(EXERCISE BRIEF):
From the line with "Give me the TikZ source for this diagram." to the line with "ha mejorado la", both included, repeat each line exactly and leave out the pictures.

(INPUT):
-- Begin --

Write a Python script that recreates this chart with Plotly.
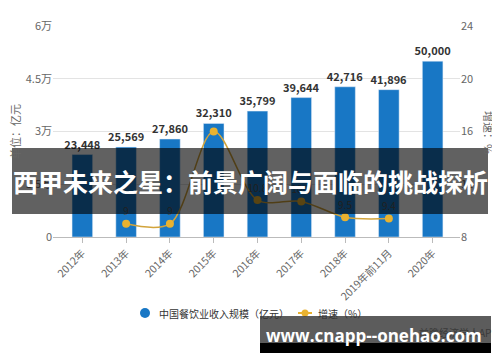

-- End --
-- Begin --

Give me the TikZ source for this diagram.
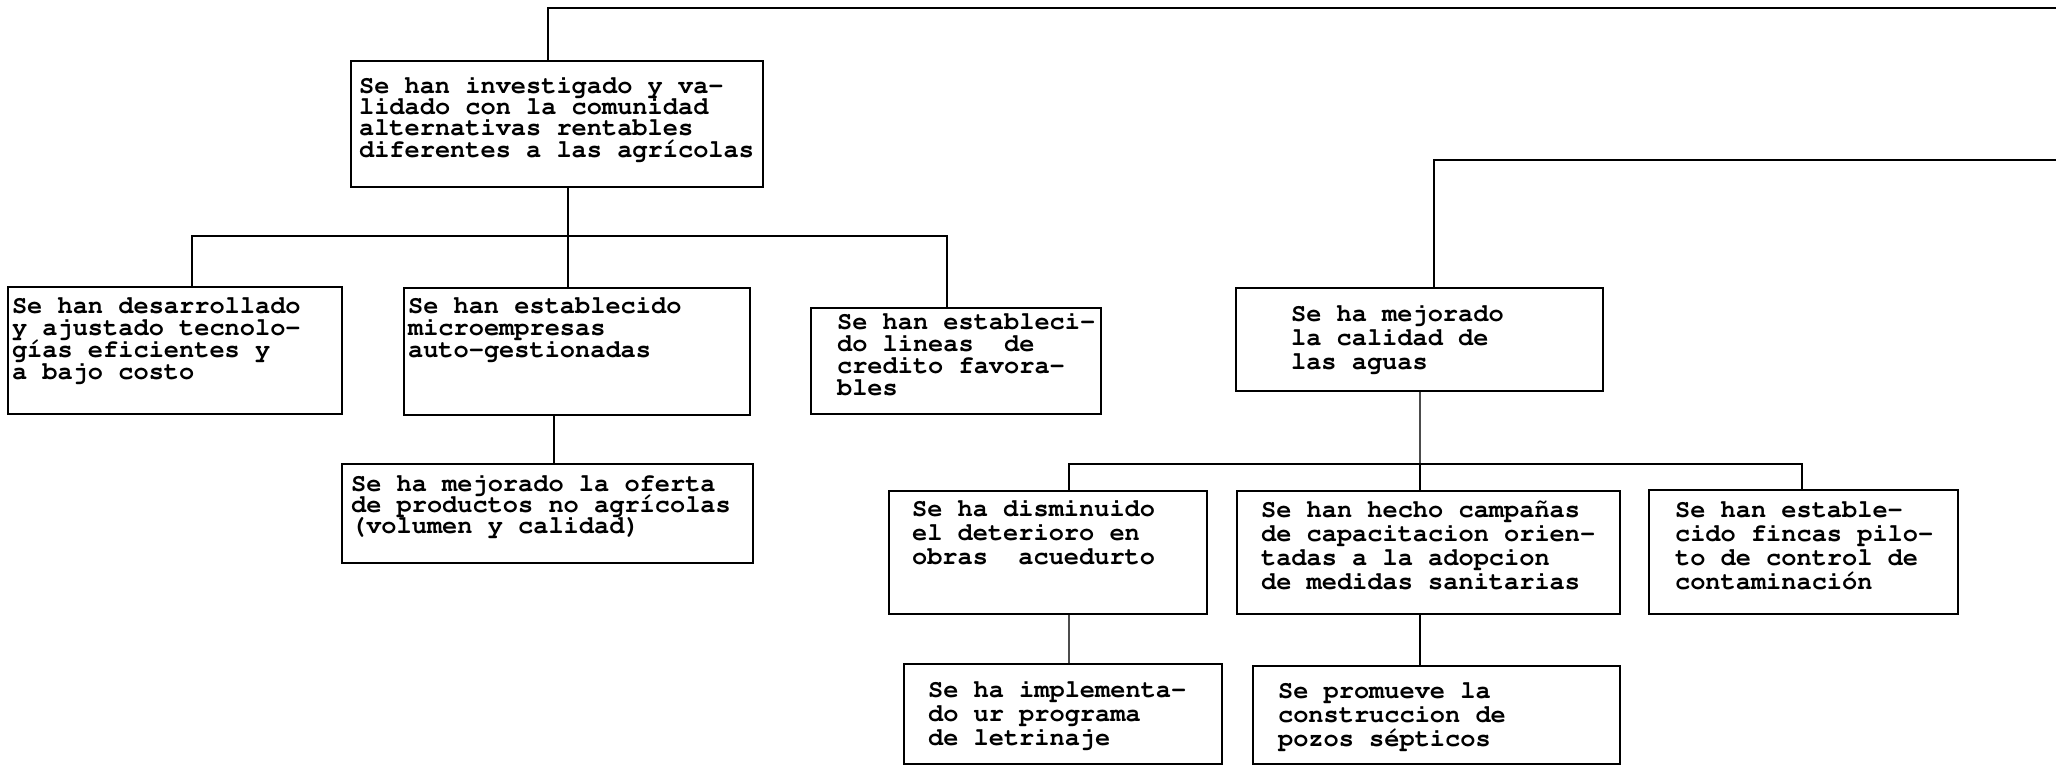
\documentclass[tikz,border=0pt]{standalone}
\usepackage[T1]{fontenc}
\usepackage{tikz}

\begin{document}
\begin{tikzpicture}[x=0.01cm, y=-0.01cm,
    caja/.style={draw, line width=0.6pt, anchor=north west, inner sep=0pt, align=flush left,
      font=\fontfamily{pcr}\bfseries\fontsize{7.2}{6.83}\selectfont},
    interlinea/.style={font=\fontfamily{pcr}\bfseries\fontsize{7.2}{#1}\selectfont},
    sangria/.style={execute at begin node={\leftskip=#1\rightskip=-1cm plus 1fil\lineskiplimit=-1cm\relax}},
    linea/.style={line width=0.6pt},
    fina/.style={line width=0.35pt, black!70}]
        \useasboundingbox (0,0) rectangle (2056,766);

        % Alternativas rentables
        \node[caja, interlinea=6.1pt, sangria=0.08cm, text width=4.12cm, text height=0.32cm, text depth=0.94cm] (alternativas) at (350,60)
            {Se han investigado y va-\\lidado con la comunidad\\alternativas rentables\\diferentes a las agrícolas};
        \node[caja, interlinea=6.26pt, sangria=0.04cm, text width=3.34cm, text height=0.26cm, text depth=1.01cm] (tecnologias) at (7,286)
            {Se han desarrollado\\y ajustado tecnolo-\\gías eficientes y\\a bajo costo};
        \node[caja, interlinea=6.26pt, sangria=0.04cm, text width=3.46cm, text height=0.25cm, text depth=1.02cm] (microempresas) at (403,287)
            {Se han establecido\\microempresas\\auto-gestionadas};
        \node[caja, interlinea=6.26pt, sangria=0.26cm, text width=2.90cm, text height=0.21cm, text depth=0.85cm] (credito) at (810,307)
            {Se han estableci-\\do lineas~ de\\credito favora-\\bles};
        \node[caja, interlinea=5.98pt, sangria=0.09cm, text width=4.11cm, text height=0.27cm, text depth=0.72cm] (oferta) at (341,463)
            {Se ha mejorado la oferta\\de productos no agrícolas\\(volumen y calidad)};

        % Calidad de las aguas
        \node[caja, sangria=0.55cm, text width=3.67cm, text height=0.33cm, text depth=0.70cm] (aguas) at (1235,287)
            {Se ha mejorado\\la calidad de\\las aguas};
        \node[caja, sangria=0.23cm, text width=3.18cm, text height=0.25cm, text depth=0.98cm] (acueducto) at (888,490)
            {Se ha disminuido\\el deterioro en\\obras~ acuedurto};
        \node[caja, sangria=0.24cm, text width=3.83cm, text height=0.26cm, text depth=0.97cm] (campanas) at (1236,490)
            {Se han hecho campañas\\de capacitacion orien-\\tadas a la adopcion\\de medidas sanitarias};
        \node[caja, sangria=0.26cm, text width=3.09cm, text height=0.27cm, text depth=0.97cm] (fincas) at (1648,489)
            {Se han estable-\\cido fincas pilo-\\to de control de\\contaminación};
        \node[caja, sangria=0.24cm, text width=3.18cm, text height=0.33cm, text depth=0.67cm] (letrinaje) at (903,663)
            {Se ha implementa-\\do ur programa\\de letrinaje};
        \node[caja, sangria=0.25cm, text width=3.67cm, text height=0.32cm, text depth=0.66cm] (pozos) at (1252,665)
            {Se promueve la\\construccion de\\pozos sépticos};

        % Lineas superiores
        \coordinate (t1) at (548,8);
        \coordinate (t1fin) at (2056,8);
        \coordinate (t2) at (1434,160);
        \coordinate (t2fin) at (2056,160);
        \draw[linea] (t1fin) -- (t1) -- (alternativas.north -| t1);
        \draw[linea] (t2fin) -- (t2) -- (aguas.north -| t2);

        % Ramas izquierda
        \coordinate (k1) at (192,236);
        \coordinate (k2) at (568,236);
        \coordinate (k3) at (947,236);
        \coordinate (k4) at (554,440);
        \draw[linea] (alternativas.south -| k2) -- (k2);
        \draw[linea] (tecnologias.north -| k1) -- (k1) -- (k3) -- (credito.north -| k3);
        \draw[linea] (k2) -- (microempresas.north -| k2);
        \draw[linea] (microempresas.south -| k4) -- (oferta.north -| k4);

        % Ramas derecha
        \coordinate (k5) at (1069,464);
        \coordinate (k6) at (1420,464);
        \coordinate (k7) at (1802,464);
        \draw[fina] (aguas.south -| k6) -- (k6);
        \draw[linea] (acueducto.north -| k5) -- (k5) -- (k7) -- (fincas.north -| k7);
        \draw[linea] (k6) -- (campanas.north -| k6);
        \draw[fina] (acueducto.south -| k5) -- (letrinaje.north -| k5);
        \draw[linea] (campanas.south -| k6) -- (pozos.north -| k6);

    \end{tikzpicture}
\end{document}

-- End --
-- Begin --

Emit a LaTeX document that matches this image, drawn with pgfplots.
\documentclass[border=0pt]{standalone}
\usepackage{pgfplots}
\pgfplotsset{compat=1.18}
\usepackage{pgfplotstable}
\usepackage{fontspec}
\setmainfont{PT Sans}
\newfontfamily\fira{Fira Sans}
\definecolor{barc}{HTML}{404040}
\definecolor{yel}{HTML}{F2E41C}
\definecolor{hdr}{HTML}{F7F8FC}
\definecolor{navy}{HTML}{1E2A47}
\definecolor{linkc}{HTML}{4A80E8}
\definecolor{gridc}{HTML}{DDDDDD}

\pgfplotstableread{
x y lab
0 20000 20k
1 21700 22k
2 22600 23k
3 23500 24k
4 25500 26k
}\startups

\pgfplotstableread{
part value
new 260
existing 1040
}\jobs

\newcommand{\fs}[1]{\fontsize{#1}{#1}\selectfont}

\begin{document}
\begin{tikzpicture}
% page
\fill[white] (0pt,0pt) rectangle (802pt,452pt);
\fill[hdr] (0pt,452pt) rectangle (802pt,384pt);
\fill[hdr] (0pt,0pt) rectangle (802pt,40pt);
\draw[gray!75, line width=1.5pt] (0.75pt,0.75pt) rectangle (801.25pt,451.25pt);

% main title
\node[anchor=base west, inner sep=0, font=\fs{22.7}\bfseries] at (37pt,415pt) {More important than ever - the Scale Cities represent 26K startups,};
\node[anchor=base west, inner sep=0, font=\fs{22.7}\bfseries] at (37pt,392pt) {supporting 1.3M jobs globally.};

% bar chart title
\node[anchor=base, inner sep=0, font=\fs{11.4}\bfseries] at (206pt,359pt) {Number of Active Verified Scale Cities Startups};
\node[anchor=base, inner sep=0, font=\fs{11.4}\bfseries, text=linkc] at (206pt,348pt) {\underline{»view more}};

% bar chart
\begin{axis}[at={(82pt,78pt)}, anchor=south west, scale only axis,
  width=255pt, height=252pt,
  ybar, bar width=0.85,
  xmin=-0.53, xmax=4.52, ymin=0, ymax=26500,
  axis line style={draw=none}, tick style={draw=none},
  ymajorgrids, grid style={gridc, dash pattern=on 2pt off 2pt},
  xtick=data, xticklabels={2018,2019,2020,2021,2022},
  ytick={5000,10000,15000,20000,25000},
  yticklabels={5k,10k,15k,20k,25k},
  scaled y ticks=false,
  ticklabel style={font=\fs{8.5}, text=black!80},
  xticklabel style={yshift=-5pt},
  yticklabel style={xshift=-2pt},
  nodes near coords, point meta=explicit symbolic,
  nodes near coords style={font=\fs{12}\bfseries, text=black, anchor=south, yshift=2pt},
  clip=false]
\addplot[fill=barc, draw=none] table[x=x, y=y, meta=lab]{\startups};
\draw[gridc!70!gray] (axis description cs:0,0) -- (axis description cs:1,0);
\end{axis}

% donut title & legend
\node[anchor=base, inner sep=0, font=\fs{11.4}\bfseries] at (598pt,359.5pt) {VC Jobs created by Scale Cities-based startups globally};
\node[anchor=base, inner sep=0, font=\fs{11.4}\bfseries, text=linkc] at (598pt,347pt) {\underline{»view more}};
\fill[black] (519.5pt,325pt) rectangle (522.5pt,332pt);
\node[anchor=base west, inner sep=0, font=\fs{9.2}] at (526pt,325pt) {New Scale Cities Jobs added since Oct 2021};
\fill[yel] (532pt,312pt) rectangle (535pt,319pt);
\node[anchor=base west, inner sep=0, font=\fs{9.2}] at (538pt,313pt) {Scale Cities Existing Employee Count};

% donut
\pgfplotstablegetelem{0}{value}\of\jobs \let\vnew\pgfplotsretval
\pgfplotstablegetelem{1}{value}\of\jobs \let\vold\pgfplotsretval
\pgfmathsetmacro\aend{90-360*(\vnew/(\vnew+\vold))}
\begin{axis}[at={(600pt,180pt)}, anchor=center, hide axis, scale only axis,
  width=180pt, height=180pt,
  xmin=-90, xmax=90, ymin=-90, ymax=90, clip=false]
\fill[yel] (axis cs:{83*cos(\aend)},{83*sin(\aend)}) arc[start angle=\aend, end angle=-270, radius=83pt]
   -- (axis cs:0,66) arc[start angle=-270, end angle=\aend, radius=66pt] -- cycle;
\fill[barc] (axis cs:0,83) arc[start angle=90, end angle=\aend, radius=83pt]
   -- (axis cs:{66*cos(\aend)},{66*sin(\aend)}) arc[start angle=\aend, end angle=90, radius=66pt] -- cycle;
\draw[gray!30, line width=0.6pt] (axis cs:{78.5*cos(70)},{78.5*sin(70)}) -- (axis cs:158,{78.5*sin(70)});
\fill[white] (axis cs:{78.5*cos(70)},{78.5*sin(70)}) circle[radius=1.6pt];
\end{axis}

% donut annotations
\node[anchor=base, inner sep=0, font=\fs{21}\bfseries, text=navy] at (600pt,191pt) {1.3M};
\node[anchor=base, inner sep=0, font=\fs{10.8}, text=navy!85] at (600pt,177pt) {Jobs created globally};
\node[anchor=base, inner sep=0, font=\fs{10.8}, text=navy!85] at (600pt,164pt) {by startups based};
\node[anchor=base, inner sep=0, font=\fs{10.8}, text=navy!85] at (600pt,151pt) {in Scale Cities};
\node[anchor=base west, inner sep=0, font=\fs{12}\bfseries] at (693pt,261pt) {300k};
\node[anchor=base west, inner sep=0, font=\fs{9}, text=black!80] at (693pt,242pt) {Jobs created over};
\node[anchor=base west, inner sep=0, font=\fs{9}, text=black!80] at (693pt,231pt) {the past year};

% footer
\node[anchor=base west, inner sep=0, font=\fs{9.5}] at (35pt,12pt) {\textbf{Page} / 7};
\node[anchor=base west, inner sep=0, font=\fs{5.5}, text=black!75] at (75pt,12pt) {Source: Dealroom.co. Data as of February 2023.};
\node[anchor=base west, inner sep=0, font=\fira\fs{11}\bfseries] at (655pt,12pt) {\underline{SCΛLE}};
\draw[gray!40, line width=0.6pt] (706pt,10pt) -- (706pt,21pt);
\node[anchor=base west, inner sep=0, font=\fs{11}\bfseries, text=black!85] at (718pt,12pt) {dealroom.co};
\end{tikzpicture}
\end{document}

-- End --

(THE SOLUTION):
Give me the TikZ source for this diagram.
\documentclass[tikz,border=0pt]{standalone}
\usepackage[T1]{fontenc}
\usepackage{tikz}

\begin{document}
\begin{tikzpicture}[x=0.01cm, y=-0.01cm,
    caja/.style={draw, line width=0.6pt, anchor=north west, inner sep=0pt, align=flush left,
      font=\fontfamily{pcr}\bfseries\fontsize{7.2}{6.83}\selectfont},
    interlinea/.style={font=\fontfamily{pcr}\bfseries\fontsize{7.2}{#1}\selectfont},
    sangria/.style={execute at begin node={\leftskip=#1\rightskip=-1cm plus 1fil\lineskiplimit=-1cm\relax}},
    linea/.style={line width=0.6pt},
    fina/.style={line width=0.35pt, black!70}]
        \useasboundingbox (0,0) rectangle (2056,766);

        % Alternativas rentables
        \node[caja, interlinea=6.1pt, sangria=0.08cm, text width=4.12cm, text height=0.32cm, text depth=0.94cm] (alternativas) at (350,60)
            {Se han investigado y va-\\lidado con la comunidad\\alternativas rentables\\diferentes a las agrícolas};
        \node[caja, interlinea=6.26pt, sangria=0.04cm, text width=3.34cm, text height=0.26cm, text depth=1.01cm] (tecnologias) at (7,286)
            {Se han desarrollado\\y ajustado tecnolo-\\gías eficientes y\\a bajo costo};
        \node[caja, interlinea=6.26pt, sangria=0.04cm, text width=3.46cm, text height=0.25cm, text depth=1.02cm] (microempresas) at (403,287)
            {Se han establecido\\microempresas\\auto-gestionadas};
        \node[caja, interlinea=6.26pt, sangria=0.26cm, text width=2.90cm, text height=0.21cm, text depth=0.85cm] (credito) at (810,307)
            {Se han estableci-\\do lineas~ de\\credito favora-\\bles};
        \node[caja, interlinea=5.98pt, sangria=0.09cm, text width=4.11cm, text height=0.27cm, text depth=0.72cm] (oferta) at (341,463)
            {Se ha mejorado la oferta\\de productos no agrícolas\\(volumen y calidad)};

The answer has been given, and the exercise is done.